In relying upon the foregoing cases the appellant argues the facts in the instant case come squarely within the rule that the 1962 Chevrolet was procured after the issuance of the policy and took the place of the Cadillac, which was at the time of the accident incapable of being operated on the highway. The appellant argues in its brief that the stipulation of facts clearly shows at no time did Kiker own more than two vehicles which could be used on the *98 highway. This is the entire basis and thrust of the appellant's argument.
We do not think the record presented in the instant case supports the appellant's position.
The whole question is to be resolved by a determination of the intention of Mr. Kiker at the time the 1962 Chevrolet was purchased. In this connection, the transfer of license plates is simply one of the factors which should be considered. The record does not disclose whether the Kikers purchased new license plates at the end of the year for the 1958 Cadillac. It does disclose, however, that Mrs. Kiker after the death of her husband reinsured the 1958 Cadillac when she renewed the policy here in question, and that the Kikers had instructed the appellee's insurance agent less than thirty days after acquiring the 1962 Chevrolet that they did not want the 1962 Chevrolet added to the policy written by the appellee.

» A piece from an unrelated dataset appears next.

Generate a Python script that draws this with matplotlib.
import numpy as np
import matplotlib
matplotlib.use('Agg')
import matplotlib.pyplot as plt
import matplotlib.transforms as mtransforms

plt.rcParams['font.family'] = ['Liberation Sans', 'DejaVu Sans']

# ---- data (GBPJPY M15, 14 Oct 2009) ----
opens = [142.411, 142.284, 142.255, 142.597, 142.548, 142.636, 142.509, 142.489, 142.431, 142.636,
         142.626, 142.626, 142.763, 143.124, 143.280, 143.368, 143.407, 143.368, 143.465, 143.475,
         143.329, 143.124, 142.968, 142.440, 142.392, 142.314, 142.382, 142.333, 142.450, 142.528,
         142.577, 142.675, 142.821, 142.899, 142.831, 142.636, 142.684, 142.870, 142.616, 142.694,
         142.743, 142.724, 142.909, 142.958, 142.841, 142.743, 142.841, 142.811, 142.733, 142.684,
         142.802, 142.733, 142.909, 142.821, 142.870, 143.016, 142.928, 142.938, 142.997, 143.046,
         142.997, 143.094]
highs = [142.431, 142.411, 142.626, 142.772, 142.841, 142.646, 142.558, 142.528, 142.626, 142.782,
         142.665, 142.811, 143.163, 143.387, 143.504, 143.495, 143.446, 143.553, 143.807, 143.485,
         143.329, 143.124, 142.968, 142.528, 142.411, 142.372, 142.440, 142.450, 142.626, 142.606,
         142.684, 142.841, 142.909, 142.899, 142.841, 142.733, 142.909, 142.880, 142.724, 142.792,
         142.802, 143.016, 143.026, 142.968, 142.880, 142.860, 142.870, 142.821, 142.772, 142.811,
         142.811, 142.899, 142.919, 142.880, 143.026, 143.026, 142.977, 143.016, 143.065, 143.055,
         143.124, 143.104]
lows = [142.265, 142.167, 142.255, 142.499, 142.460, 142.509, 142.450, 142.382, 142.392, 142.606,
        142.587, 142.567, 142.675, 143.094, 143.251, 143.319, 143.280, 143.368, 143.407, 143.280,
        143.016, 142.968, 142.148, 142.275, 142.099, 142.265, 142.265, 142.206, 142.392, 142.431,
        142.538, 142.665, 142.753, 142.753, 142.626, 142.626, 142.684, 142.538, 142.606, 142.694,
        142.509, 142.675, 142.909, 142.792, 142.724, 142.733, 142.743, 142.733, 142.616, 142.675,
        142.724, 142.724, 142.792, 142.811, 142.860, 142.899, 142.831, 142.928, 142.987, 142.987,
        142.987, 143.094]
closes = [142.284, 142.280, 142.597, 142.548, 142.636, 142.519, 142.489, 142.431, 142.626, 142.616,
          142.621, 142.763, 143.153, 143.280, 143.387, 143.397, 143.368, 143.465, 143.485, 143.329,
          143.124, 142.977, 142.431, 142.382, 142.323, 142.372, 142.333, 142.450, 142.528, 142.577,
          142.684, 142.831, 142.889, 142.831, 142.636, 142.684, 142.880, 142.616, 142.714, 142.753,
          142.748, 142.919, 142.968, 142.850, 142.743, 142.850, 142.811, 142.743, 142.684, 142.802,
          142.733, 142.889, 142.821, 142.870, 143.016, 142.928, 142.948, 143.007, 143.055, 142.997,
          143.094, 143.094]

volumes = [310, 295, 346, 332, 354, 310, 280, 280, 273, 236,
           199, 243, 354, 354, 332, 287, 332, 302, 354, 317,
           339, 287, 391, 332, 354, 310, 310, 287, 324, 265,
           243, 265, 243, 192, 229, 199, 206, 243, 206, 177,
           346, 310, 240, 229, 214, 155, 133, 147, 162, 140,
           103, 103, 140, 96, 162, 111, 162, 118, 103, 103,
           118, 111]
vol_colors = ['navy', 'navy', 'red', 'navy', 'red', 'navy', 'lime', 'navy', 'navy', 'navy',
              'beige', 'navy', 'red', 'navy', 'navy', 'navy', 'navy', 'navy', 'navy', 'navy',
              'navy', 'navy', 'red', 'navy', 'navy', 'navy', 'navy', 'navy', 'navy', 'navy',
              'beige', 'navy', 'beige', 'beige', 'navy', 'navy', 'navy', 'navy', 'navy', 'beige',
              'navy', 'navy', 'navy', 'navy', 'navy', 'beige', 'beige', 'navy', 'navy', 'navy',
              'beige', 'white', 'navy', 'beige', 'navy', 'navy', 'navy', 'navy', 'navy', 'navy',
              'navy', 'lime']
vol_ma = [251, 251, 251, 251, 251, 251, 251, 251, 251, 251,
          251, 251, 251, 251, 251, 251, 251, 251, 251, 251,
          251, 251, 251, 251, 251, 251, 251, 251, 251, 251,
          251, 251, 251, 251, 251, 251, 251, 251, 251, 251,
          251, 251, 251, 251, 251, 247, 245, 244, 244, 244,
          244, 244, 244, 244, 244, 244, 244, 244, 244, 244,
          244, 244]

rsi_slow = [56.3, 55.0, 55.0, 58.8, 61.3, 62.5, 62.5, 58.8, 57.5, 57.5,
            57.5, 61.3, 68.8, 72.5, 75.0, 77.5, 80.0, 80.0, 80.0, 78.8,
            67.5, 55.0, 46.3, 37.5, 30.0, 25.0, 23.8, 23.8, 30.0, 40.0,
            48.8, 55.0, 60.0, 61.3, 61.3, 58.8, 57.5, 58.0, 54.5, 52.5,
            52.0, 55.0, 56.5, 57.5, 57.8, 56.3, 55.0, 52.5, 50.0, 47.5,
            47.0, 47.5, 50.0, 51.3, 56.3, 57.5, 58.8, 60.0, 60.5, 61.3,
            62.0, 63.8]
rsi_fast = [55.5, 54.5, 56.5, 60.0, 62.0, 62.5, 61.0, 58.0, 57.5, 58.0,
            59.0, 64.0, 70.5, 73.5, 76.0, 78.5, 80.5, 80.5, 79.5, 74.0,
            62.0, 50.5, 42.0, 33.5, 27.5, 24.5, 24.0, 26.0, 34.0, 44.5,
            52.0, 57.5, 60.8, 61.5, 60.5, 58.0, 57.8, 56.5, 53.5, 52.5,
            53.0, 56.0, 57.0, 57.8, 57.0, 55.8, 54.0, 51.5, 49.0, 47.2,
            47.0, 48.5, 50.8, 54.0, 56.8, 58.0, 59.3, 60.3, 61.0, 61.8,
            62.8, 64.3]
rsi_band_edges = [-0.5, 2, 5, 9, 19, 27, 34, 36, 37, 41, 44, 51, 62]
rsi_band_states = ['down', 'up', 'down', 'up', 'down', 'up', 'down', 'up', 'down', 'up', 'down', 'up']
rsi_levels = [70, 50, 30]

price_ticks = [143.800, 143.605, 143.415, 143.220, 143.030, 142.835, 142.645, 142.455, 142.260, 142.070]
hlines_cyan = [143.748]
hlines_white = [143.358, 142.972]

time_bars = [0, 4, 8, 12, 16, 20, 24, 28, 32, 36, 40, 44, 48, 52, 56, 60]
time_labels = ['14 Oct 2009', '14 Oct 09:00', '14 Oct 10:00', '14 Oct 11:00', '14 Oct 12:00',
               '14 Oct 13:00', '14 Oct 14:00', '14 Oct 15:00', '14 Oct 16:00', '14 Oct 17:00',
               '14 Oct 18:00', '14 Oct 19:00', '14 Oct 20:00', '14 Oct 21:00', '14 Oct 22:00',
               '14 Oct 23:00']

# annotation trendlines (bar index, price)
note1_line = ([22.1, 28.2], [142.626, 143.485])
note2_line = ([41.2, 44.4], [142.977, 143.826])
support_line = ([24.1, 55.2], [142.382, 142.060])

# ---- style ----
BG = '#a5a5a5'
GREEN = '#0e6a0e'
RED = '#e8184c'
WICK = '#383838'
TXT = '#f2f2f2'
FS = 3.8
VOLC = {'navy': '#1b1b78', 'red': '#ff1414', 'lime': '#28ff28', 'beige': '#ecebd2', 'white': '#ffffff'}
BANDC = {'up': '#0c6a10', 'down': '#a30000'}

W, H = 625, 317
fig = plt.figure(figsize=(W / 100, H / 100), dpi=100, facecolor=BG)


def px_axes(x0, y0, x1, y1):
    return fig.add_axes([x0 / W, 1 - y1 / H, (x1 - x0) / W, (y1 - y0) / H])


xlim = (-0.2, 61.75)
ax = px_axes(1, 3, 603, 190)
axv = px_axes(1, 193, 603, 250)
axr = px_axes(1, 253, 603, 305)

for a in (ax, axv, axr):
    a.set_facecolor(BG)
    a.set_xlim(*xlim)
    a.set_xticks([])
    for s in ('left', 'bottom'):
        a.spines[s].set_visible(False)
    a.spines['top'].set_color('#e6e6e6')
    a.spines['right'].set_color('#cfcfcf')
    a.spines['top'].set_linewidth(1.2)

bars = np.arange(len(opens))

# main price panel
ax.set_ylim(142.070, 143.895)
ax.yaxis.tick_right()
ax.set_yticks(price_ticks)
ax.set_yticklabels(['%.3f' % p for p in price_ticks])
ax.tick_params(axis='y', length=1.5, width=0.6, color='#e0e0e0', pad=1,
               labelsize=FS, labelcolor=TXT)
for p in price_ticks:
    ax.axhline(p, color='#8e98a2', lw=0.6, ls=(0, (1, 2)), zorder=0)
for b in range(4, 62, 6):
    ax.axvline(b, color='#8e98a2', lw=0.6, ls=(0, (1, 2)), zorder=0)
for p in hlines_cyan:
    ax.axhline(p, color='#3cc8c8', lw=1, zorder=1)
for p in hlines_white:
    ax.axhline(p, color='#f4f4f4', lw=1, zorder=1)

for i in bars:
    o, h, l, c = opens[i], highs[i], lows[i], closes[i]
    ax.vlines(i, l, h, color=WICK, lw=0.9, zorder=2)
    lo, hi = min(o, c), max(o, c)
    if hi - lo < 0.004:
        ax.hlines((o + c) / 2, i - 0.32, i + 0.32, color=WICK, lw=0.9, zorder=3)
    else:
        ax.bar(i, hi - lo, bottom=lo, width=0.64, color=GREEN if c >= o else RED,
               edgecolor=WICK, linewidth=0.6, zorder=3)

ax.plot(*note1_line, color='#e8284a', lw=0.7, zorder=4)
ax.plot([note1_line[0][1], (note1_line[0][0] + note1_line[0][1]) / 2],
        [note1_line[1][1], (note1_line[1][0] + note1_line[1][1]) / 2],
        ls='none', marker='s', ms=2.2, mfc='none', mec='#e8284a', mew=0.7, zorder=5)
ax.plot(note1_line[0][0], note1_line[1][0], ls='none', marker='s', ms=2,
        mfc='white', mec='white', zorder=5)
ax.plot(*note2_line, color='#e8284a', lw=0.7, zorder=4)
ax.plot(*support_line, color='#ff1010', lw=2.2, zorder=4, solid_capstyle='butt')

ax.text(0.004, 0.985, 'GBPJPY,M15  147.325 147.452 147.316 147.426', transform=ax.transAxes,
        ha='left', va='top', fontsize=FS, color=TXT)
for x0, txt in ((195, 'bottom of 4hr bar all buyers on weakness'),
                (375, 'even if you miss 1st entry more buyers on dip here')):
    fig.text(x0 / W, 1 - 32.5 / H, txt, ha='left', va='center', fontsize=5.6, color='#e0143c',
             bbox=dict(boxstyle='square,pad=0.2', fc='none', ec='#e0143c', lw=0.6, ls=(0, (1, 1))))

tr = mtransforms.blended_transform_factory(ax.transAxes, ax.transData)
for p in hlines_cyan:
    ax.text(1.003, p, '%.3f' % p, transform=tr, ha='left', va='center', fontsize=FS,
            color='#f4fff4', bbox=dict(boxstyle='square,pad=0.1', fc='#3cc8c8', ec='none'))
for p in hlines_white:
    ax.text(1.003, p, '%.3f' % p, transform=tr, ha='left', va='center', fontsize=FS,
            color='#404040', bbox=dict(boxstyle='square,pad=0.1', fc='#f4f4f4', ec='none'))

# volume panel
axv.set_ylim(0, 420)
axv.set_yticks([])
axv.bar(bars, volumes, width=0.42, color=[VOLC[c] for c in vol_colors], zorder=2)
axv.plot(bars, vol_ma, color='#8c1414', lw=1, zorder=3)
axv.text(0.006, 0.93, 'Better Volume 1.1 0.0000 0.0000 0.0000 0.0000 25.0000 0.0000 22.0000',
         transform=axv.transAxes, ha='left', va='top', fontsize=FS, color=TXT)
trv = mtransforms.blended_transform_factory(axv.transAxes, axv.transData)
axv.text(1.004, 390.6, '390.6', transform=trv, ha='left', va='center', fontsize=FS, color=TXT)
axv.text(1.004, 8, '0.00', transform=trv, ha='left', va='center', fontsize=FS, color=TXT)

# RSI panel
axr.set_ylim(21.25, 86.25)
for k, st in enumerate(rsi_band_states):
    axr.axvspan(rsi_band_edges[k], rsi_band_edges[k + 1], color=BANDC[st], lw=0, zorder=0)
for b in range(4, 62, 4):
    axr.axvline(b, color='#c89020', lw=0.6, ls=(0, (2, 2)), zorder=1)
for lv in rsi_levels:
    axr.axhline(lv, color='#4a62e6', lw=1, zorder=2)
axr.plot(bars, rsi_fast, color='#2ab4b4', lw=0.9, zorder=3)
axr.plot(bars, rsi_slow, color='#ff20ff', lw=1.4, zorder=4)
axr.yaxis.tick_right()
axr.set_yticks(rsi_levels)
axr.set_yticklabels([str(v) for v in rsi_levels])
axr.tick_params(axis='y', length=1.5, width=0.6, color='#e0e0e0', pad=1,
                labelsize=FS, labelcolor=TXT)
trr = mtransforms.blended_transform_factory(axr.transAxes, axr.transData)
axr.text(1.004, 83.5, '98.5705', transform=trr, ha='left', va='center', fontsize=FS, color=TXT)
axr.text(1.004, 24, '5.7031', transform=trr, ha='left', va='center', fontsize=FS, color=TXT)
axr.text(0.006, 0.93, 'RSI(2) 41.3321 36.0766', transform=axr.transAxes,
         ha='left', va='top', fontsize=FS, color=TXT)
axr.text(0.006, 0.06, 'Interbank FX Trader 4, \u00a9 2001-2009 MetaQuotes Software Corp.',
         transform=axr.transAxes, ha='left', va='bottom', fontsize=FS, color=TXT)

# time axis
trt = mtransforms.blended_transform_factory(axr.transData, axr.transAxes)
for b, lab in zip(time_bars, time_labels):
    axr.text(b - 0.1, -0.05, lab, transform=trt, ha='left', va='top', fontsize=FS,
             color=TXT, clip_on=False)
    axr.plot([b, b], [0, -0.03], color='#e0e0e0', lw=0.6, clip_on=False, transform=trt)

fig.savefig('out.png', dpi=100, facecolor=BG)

Furthermore, the appellant's argument, when subjected to closer scrutiny, does not support the proposition that the transfer of the license plates from the Cadillac to the Chevrolet removed the Cadillac from coverage under the appellee's policy. If, for example, after the purchase of the 1962 Chevrolet and prior to the expiration of the policy on February 4, 1963, Mr. Kiker before his death, or Mrs. Kiker thereafter, had backed the Cadillac over a small child in the driveway, would this court or any other court hold there was no coverage under the appellee's policy? There is no provision in the policy which requires the vehicle to be licensed before the policy provides coverage. The 1958 Cadillac was mechanically operable at all times in question.
Under the policy in question the company contracts that it will insure the automobiles owned by the named insured at the beginning of the policy period. Further, it will insure replacements and additional automobiles under the conditions imposed. Clearly, after Mr. Kiker acquired the 1962 Chevrolet he had three automobiles in operable condition which he could insure for liability purposes in whatever manner he chose. He specifically insured the 1962 Chevrolet with Motors Insurance Corporation at the time of purchase for comprehensive and collision insurance, stating to his insurance agent for the appellee on the 14th day of October, 1962, that the liability insurance on the 1962 Chevrolet was to be written through the S.A. Long Company, his new employer, and that it was part of his compensation.
*99 After Mr. Kiker's death, his wife continued to insure the 1957 Oldsmobile and the 1958 Cadillac with the appellee by renewal of the policy on February 4, 1963. The insurance continued on both of these vehicles until the 1958 Cadillac was sold on February 26, 1963, at which time the policy was canceled on the Cadillac.
We hold as a matter of law that the stipulated facts disclose it was the intention of the Kikers to use the 1962 Chevrolet automobile as an additional automobile, and not as a replacement for the 1958 Cadillac. The appellee's policy, therefore, did not cover the 1962 Chevrolet at the time of the accident.
The judgment of the lower court is affirmed.